Byzantine-Tolerant Machine Learning

TL;DR

This paper investigates the robustness of distributed stochastic gradient descent (SGD) algorithms against Byzantine failures, introduces a resilience property, and proposes Krum, an update rule that tolerates Byzantine workers without limiting problem dimensions.

Contribution

It establishes the limitations of linear combination-based updates and introduces Krum, a novel Byzantine-resilient update rule for distributed SGD.

Findings

Linear combination-based updates cannot tolerate even a single Byzantine failure.

Krum satisfies the resilience property ensuring convergence with Byzantine failures.

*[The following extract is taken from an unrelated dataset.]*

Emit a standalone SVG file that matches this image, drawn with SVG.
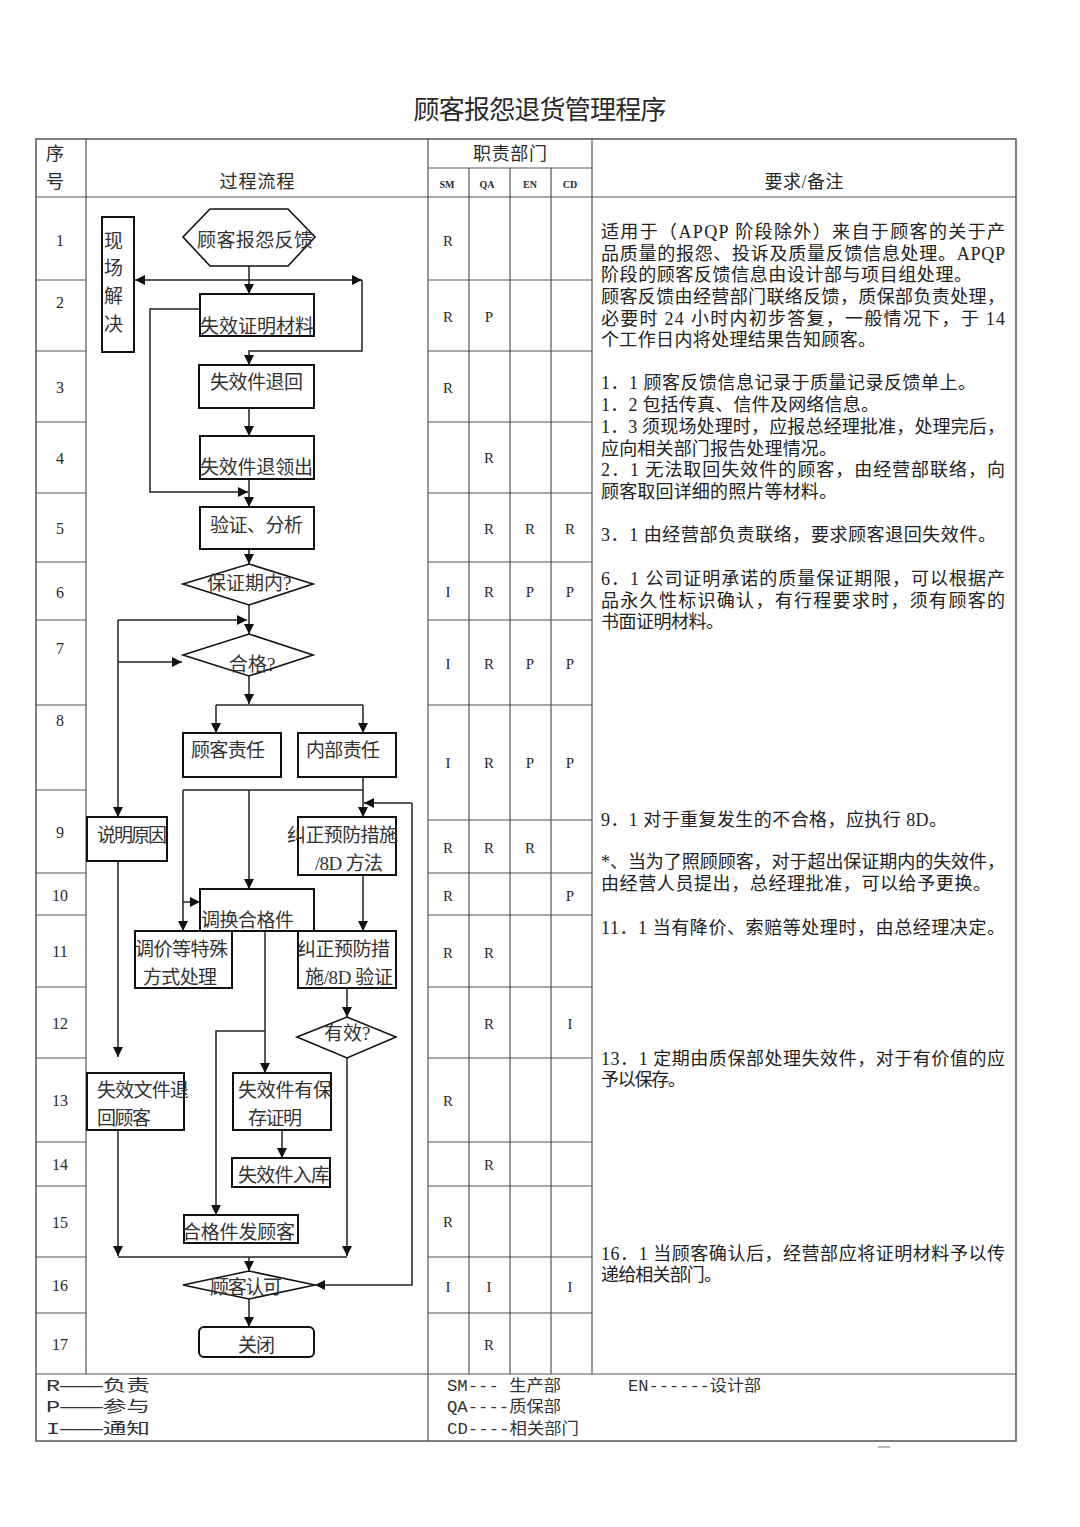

Krum's time complexity is O(n^2 (d + log n)) for d-dimensional problems.

Abstract

The growth of data, the need for scalability and the complexity of models used in modern machine learning calls for distributed implementations. Yet, as of today, distributed machine learning frameworks have largely ignored the possibility of arbitrary (i.e., Byzantine) failures. In this paper, we study the robustness to Byzantine failures at the fundamental level of stochastic gradient descent (SGD), the heart of most machine learning algorithms. Assuming a set of $n$ workers, up to $f$ of them being Byzantine, we ask how robust can SGD be, without limiting the dimension, nor the size of the parameter space. We first show that no gradient descent update rule based on a linear combination of the vectors proposed by the workers (i.e, current approaches) tolerates a single Byzantine failure. We then formulate a resilience property of the update rule capturing the basic requirements to guarantee convergence despite $f$ Byzantine workers. We finally propose Krum, an update rule that satisfies the resilience property aforementioned. For a $d$-dimensional learning problem, the time complexity of Krum is $O(n^2 \cdot (d + \log n))$.